The Pramollo Basin (Italy-Austria) is one of the richest body and trace fossil sites of the Alps, and exhibits a well-preserved Permian–Carboniferous fluvio-deltaic to marginal-marine sedimentary succession. Despite the exceptionally abundant and well-preserved ichnological heritage, the trace fossils of the Pramollo Basin are not well studied, particularly those of Permian units.
This study focuses on the ichnofauna of the Val Dolce Formation (Permian; partly Asselian to partly Sakmarian), with the goal of documenting its ichnological heritage and reconstructing its paleoenvironment. These research questions are addressed by applying network theory, an emerging field of complexity science that focuses on web-like systems made of interconnected entities. An ichnological system can be seen as a set of interlinked ichnotaxa, the topology of which depends on the organism-environment interactions. In addition, traditional paleontological and sedimentological observations are used to reconstruct the paleoenvironment.

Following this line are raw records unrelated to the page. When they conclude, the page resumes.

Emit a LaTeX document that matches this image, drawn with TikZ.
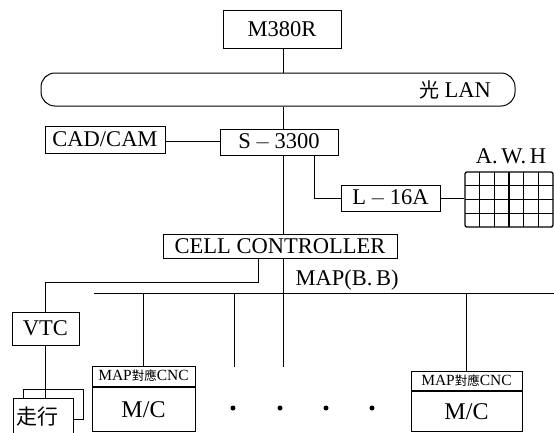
\documentclass[tikz,border=0pt]{standalone}
\usepackage{fontspec}
\setmainfont{Liberation Serif}
\newfontfamily\cjk{Noto Sans CJK TC}
\begin{document}
\begin{tikzpicture}[x=1pt,y=-1pt,line width=1pt,
  box/.style={draw, inner sep=0pt, fill=white, font=\fontsize{22.5}{26}\selectfont},
  hdr/.style={draw, inner sep=0pt, fill=white, font=\fontsize{15.5}{18}\selectfont},
  lbl/.style={inner sep=0pt, font=\fontsize{22.5}{26}\selectfont},
  dot/.style={circle, fill=black, inner sep=0pt, minimum size=5pt}]
\useasboundingbox (0,0) rectangle (554,432);
\clip (0,0) rectangle (554,432);
% top
\node[box, minimum width=118pt, minimum height=38pt] (m380) at (282,29) {M380R};
\node[draw, rounded corners=14pt, minimum width=474pt, minimum height=33pt, inner sep=0pt] (lan) at (278,89.5) {};
\node[lbl] (lant) at (455,90) {{\cjk\fontsize{20}{24}\selectfont 光} LAN};
\coordinate (tx) at (283,0);
\draw (tx |- m380.south) -- (tx |- lan.north);
% S-3300 row
\node[box, minimum width=120pt, minimum height=27pt] (cad) at (105,139.5) {CAD/CAM};
\node[box, minimum width=118pt, minimum height=26pt] (s33) at (279,142) {S\,$-$\,3300};
\draw (tx |- lan.south) -- (tx |- s33.north);
\draw (cad.east |- 0,141) -- (s33.west |- 0,141);
\node[box, minimum width=99pt, minimum height=26pt] (l16) at (390.5,198) {L\,$-$\,16A};
\coordinate (lx) at (314,0);
\draw (lx |- s33.south) |- (l16.west);
\node[draw, line width=1.3pt, rounded corners=2pt, minimum width=88pt, minimum height=55pt, inner sep=0pt] (grid) at (509,199.5) {};
\foreach \i in {1,...,5} \draw[line width=1.3pt] (465+\i*88/6,172) -- (465+\i*88/6,227);
\foreach \j in {1,2,3} \draw[line width=1.3pt] (465,172+\j*55/4) -- (553,172+\j*55/4);
\draw (l16.east) -- (l16.east -| grid.west);
\node[lbl] (awh) at (511,156) {A.\,W.\,H};
% cell controller
\node[box, minimum width=234pt, minimum height=24pt] (cell) at (280,246) {CELL CONTROLLER};
\draw (tx |- s33.south) -- (tx |- cell.north);
\node[lbl, anchor=west] (mapbb) at (295,280) {MAP(B.\,B)};
\coordinate (busL) at (94,293);
\coordinate (busR) at (554,293);
\draw (busL) -- (busR);
% VTC branch
\node[box, minimum width=67pt, minimum height=33pt] (vtc) at (45.5,328.5) {VTC};
\coordinate (cx) at (258,0);
\coordinate (vturn) at (0,282);
\draw (cx |- cell.south) -- (cx |- vturn) -| (vtc.north);
\node[box, minimum width=60pt, minimum height=30pt] (bk) at (53,404) {};
\node[box, anchor=north west, minimum width=60pt, minimum height=36pt, text width=54pt, inner xsep=3pt, align=left] (run) at (13,398) {\cjk\fontsize{21}{24}\selectfont 走行};
\draw (vtc.south) -- (vtc.south |- run.north);
% MAP bus drops
\coordinate (d3) at (283,367);
\draw (tx |- cell.south) -- (d3);
\coordinate (d2t) at (234,293);
\coordinate (d2b) at (234,367);
\draw (d2t) -- (d2b);
\node[hdr, minimum width=103pt, minimum height=20pt] (h1) at (143.5,376) {MAP{\cjk\fontsize{12.5}{14}\selectfont 對應}CNC};
\node[box, minimum width=103pt, minimum height=44.5pt, anchor=north, font=\fontsize{24}{28}\selectfont] (mc1) at (h1.south) {M/C};
\draw (h1.north |- busL) -- (h1.north);
\node[hdr, minimum width=111pt, minimum height=19pt] (h2) at (466.5,380.5) {MAP{\cjk\fontsize{12.5}{14}\selectfont 對應}CNC};
\node[box, minimum width=111pt, minimum height=40.5pt, anchor=north, font=\fontsize{24}{28}\selectfont] (mc2) at (h2.south) {M/C};
\draw (h2.north |- busL) -- (h2.north);
\node[dot] (p1) at (233,408) {};
\node[dot] (p2) at (280,408) {};
\node[dot] (p3) at (326,408) {};
\node[dot] (p4) at (372,408) {};
\end{tikzpicture}
\end{document}
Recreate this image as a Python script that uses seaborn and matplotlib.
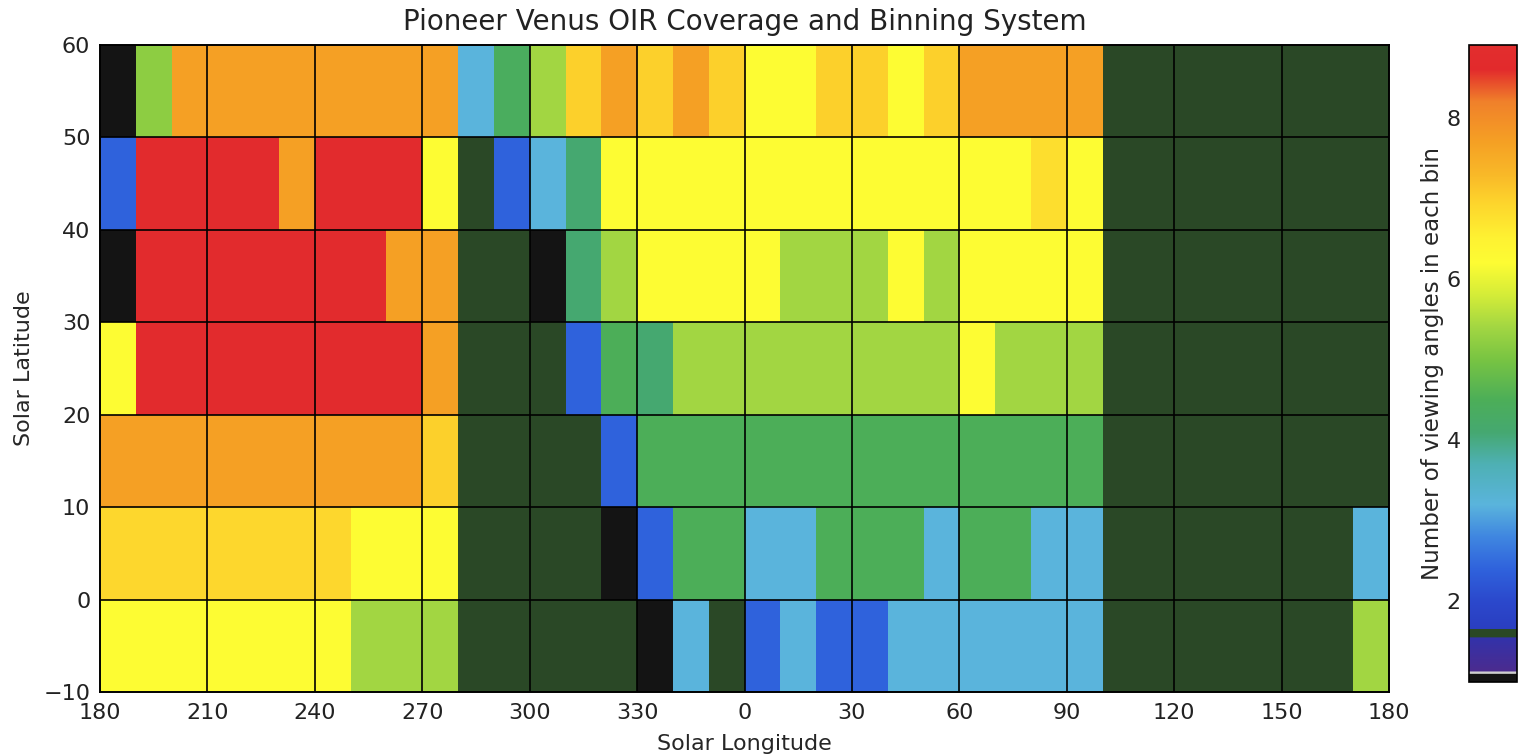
import numpy as np
import pandas as pd
import matplotlib
matplotlib.use("Agg")
import matplotlib.pyplot as plt
from matplotlib.colors import LinearSegmentedColormap
import seaborn as sns

nan = np.nan

# 10-degree longitude bins, starting at 180 and wrapping through 0
lon_bins = list(range(180, 360, 10)) + list(range(0, 180, 10))
lat_bands = ["50-60", "40-50", "30-40", "20-30", "10-20", "0-10", "-10-0"]

# axis tick labels
lon_tick_labels = [180, 210, 240, 270, 300, 330, 0, 30, 60, 90, 120, 150, 180]
lat_tick_labels = [60, 50, 40, 30, 20, 10, 0, -10]
cbar_ticks = [2, 4, 6, 8]

# number of viewing angles per bin (nan = no coverage)
lat_50_60 = [1.0, 5.2, 7.7, 7.7, 7.7, 7.7, 7.7, 7.7, 7.7, 7.7, 3.2, 4.4, 5.4, 7.0, 7.7, 7.0, 7.7, 7.0,
             6.2, 6.2, 7.0, 7.0, 6.2, 7.0, 7.7, 7.7, 7.7, 7.7, nan, nan, nan, nan, nan, nan, nan, nan]
lat_40_50 = [2.4, 8.7, 8.7, 8.7, 8.7, 7.7, 8.7, 8.7, 8.7, 6.2, nan, 2.4, 3.2, 4.1, 6.2, 6.2, 6.2, 6.2,
             6.2, 6.2, 6.2, 6.2, 6.2, 6.2, 6.2, 6.2, 6.8, 6.2, nan, nan, nan, nan, nan, nan, nan, nan]
lat_30_40 = [1.0, 8.7, 8.7, 8.7, 8.7, 8.7, 8.7, 8.7, 7.7, 7.7, nan, nan, 1.0, 4.1, 5.4, 6.2, 6.2, 6.2,
             6.2, 5.4, 5.4, 5.4, 6.2, 5.4, 6.2, 6.2, 6.2, 6.2, nan, nan, nan, nan, nan, nan, nan, nan]
lat_20_30 = [6.2, 8.7, 8.7, 8.7, 8.7, 8.7, 8.7, 8.7, 8.7, 7.7, nan, nan, nan, 2.4, 4.5, 4.1, 5.4, 5.4,
             5.4, 5.4, 5.4, 5.4, 5.4, 5.4, 6.2, 5.4, 5.4, 5.4, nan, nan, nan, nan, nan, nan, nan, nan]
lat_10_20 = [7.7, 7.7, 7.7, 7.7, 7.7, 7.7, 7.7, 7.7, 7.7, 7.0, nan, nan, nan, nan, 2.4, 4.5, 4.5, 4.5,
             4.5, 4.5, 4.5, 4.5, 4.5, 4.5, 4.5, 4.5, 4.5, 4.5, nan, nan, nan, nan, nan, nan, nan, nan]
lat_0_10 = [6.9, 6.9, 6.9, 6.9, 6.9, 6.9, 6.9, 6.2, 6.2, 6.2, nan, nan, nan, nan, 1.0, 2.4, 4.5, 4.5,
            3.2, 3.2, 4.5, 4.5, 4.5, 3.2, 4.5, 4.5, 3.2, 3.2, nan, nan, nan, nan, nan, nan, nan, 3.2]
lat_m10_0 = [6.2, 6.2, 6.2, 6.2, 6.2, 6.2, 6.2, 5.4, 5.4, 5.4, nan, nan, nan, nan, nan, 1.0, 3.2, nan,
             2.4, 3.2, 2.4, 2.4, 3.2, 3.2, 3.2, 3.2, 3.2, 3.2, nan, nan, nan, nan, nan, nan, nan, 5.4]

coverage = pd.DataFrame(
    [lat_50_60, lat_40_50, lat_30_40, lat_20_30, lat_10_20, lat_0_10, lat_m10_0],
    index=lat_bands, columns=lon_bins,
)

VMIN, VMAX = 1.0, 8.9
no_data_color = "#2a4826"

# colour table: black floor, violet, reserved dark-green index, then blue -> red
anchors = [
    (1.00, "#141414"), (1.10, "#141414"), (1.105, "#cfcfcf"), (1.125, "#cfcfcf"),
    (1.13, "#4b2b8e"), (1.55, "#3232aa"), (1.555, no_data_color), (1.65, no_data_color),
    (1.655, "#2a3ec0"), (2.0, "#2b48cc"), (2.4, "#2f62dc"), (2.8, "#3f86e0"),
    (3.2, "#5ab4dc"), (3.7, "#4eb0b4"), (4.1, "#45a870"), (4.5, "#4cae58"),
    (5.0, "#78c442"), (5.4, "#a2d642"), (5.8, "#d4ec38"), (6.2, "#fdfc33"),
    (6.5, "#fef232"), (6.95, "#fdd42c"), (7.3, "#f8b828"), (7.7, "#f5a024"),
    (8.2, "#f0802a"), (8.6, "#e22a2c"), (8.9, "#e22e2e"),
]
cmap = LinearSegmentedColormap.from_list(
    "oir", [((v - VMIN) / (VMAX - VMIN), c) for v, c in anchors], N=2048
)
cmap.set_bad(no_data_color)

sns.set_theme(style="white")
plt.rcParams["font.family"] = ["DejaVu Sans"]
plt.rcParams["text.color"] = "#222222"

fig = plt.figure(figsize=(15.23, 7.55), dpi=100)
ax = fig.add_axes([0.0657, 0.0834, 0.8463, 0.857])
cax = fig.add_axes([0.9645, 0.0967, 0.0315, 0.8437])

sns.heatmap(coverage, ax=ax, cbar_ax=cax, cmap=cmap, vmin=VMIN, vmax=VMAX,
            xticklabels=False, yticklabels=False)
ax.set_facecolor(no_data_color)

n_rows, n_cols = coverage.shape
xt = np.arange(0, n_cols + 1, 3)
yt = np.arange(0, n_rows + 1)
ax.set_xticks(xt)
ax.set_xticklabels([str(v) for v in lon_tick_labels])
ax.set_yticks(yt)
ax.set_yticklabels([str(v).replace("-", "\u2212") for v in lat_tick_labels])
ax.tick_params(axis="both", length=0, labelsize=16, colors="#222222")
ax.tick_params(axis="x", pad=8)
ax.tick_params(axis="y", pad=7)

for x in xt[1:-1]:
    ax.axvline(x, color="black", lw=1.2)
for y in yt[1:-1]:
    ax.axhline(y, color="black", lw=1.2)
for s in ax.spines.values():
    s.set_visible(True)
    s.set_color("black")
    s.set_linewidth(1.4)

ax.set_xlabel("Solar Longitude", fontsize=16, labelpad=8)
ax.set_ylabel("Solar Latitude", fontsize=16, labelpad=7)
ax.set_title("Pioneer Venus OIR Coverage and Binning System", fontsize=20, pad=11)

cbar = ax.collections[0].colorbar
cbar.set_ticks(cbar_ticks)
cbar.ax.yaxis.set_ticks_position("left")
cbar.ax.yaxis.set_label_position("left")
cbar.ax.tick_params(length=0, labelsize=16, pad=6, colors="#222222")
cbar.outline.set_visible(True)
cbar.outline.set_edgecolor("black")
cbar.outline.set_linewidth(1.2)
cbar.set_label("Number of viewing angles in each bin", fontsize=16.5, labelpad=2)

fig.savefig("out.png", dpi=100)
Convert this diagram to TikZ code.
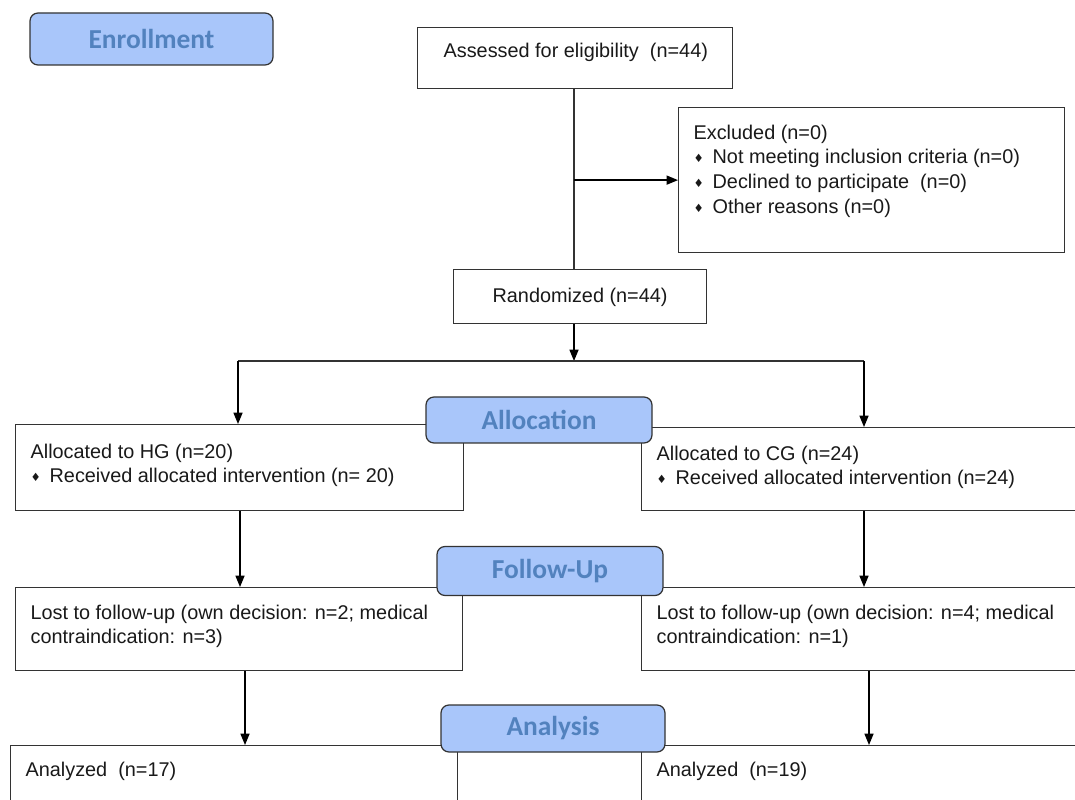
\documentclass[tikz,border=0pt]{standalone}
\usepackage{fontspec}
\setmainfont{Liberation Sans}
\newfontfamily\stagefont{Carlito}
\newfontfamily\symfont{DejaVu Sans}
\usetikzlibrary{arrows.meta}
\definecolor{stagefill}{HTML}{A9C6FA}
\definecolor{stagetext}{HTML}{5282BE}
\definecolor{boxline}{HTML}{333333}

\begin{document}
\begin{tikzpicture}[
  >={Triangle[length=6.5pt, width=5.2pt]},
  line width=.7pt,
  flow/.style={draw=boxline, inner sep=0, anchor=north west},
  stage/.style={draw=boxline, fill=stagefill, rounded corners=.16cm, text=stagetext,
    font=\stagefont\bfseries\fontsize{15.6}{18}\selectfont},
  txt/.style={inner sep=0, align=left, text=black!90, font=\fontsize{11.3}{14.2}\selectfont}
]
\def\bul{{\symfont\fontsize{6.5}{7}\selectfont\raisebox{.2ex}{♦}}\hspace{5pt}}
\clip (0, 0) rectangle (21.5cm, -16cm);

\node [flow, minimum width = 6.3cm, minimum height = 1.22cm] (assess) at (8.34cm, -.54cm) {};
\node [flow, minimum width = 7.72cm, minimum height = 2.9cm] (excl) at (13.56cm, -2.14cm) {};
\node [flow, minimum width = 5.06cm, minimum height = 1.08cm] (rand) at (9.06cm, -5.38cm) {};
\node [flow, minimum width = 8.96cm, minimum height = 1.72cm] (hg) at (.3cm, -8.48cm) {};
\node [flow, minimum width = 9cm, minimum height = 1.66cm] (cg) at (12.82cm, -8.54cm) {};
\node [flow, minimum width = 8.94cm, minimum height = 1.66cm] (losthg) at (.3cm, -11.74cm) {};
\node [flow, minimum width = 9cm, minimum height = 1.66cm] (lostcg) at (12.82cm, -11.74cm) {};
\node [flow, minimum width = 8.94cm, minimum height = 1.6cm] (anahg) at (.2cm, -14.9cm) {};
\node [flow, minimum width = 9cm, minimum height = 1.6cm] (anacg) at (12.82cm, -14.9cm) {};

\node [txt, anchor = west] at (8.86cm, -1.04cm) {Assessed for eligibility \ (n=44)};
\node [txt, anchor = north west] at (13.86cm, -2.48cm)
  {Excluded (n=0)\\ \bul Not meeting inclusion criteria (n=0)\\ \bul Declined to participate \ (n=0)\\ \bul Other reasons (n=0)};
\node [txt, anchor = west] at (9.84cm, -5.94cm) {Randomized (n=44)};
\node [txt, anchor = north west] at (.6cm, -8.86cm)
  {Allocated to HG (n=20)\\ \bul Received allocated intervention (n= 20)};
\node [txt, anchor = north west] at (13.12cm, -8.9cm)
  {Allocated to CG (n=24)\\ \bul Received allocated intervention (n=24)};
\node [txt, anchor = north west] at (.6cm, -12.08cm)
  {Lost to follow-up (own decision: n=2; medical\\ contraindication: n=3)};
\node [txt, anchor = north west] at (13.12cm, -12.08cm)
  {Lost to follow-up (own decision: n=4; medical\\ contraindication: n=1)};
\node [txt, anchor = west] at (.5cm, -15.42cm) {Analyzed \ (n=17)};
\node [txt, anchor = west] at (13.12cm, -15.42cm) {Analyzed \ (n=19)};

\coordinate (split) at (11.48cm, -7.22cm);
\coordinate (splitl) at (4.76cm, -7.22cm);
\coordinate (splitr) at (17.28cm, -7.22cm);
\coordinate (followl) at (4.8cm, 0);
\coordinate (followr) at (17.28cm, 0);
\coordinate (analysisl) at (4.9cm, 0);
\coordinate (analysisr) at (17.38cm, 0);

\draw [boxline] (split |- assess.south) -- (split |- rand.north);
\draw [->] (split |- excl.west) -- (excl.west);
\draw [->] (split |- rand.south) -- (split);
\draw [boxline] (splitl) -- (splitr);
\draw [->] (splitl) -- (splitl |- hg.north);
\draw [->] (splitr) -- (splitr |- cg.north);
\draw [->] (followl |- hg.south) -- (followl |- losthg.north);
\draw [->] (followr |- cg.south) -- (followr |- lostcg.north);
\draw [->] (analysisl |- losthg.south) -- (analysisl |- anahg.north);
\draw [->] (analysisr |- lostcg.south) -- (analysisr |- anacg.north);

\node [stage, minimum width = 4.86cm, minimum height = 1.04cm] (enroll) at (3.03cm, -.78cm) {Enrollment};
\node [stage, minimum width = 4.52cm, minimum height = .92cm] (alloc) at (10.78cm, -8.4cm) {Allocation};
\node [stage, minimum width = 4.52cm, minimum height = .98cm] (follow) at (11cm, -11.42cm) {Follow-Up};
\node [stage, minimum width = 4.48cm, minimum height = .94cm] (analysis) at (11.06cm, -14.57cm) {Analysis};
\end{tikzpicture}
\end{document}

The following ichnotaxa are documented from the Val Dolce Formation: Archaeonassa isp., Curvolithus simplex, Cylindrichnus isp., Helminthoidichnites tenuis, Nereites missouriensis, Planolites isp., Phymatoderma isp., Pramollichnus pastae, Psammichnites plummeri, Taenidium isp., and Zoophycos isp. Network analysis indicates that the Val Dolce ichnological system is structured, with ichnotaxa organized in environment-driven ichnoassociations: Cylindrichnus-Planolites (proximal delta front), Phymatoderma-Zoophycos (prodelta with dysoxic porewaters), Cylindrichnus-Helminthoidichnites-Curvolithus-Zoophycos (distal delta front–proximal prodelta), and Helminthoidichnites-Taenidium-Curvolithus-Nereites-Zoophycos (prodelta). Furthermore, the delta front–prodelta gradient is accompanied by increasing bioturbation intensity and diversity, reflecting the decreasing intensity of major environmental stressors (hydrodynamics, freshwater input, turbidity). Centrality measures of network analysis allow the topological position of traces to be discerned within the studied system, detecting the paleoenvironmental resolution of individual ichnotaxa.
As intersections of sets can be described by networks, the studied ichnoassociations can be considered as occupying intersecting behavioral niches. In analogy with the concept of a Hutchinsonian niche, an ichnotaxon’s niche exists in a multidimensional abstract space defined by environmental parameters, which are expressed as spatial variables in the paleolandscape. Consequently, ichnoassociations are not just association patterns, but represent spatial, environmental, and topological entities. This approach allows the reconstitution of spatial relationships between the geographical ranges of ichnotaxa and ichnoassociations, providing information on the physical arrangement of different subenvironments, that is, the structure of the paleoenvironment.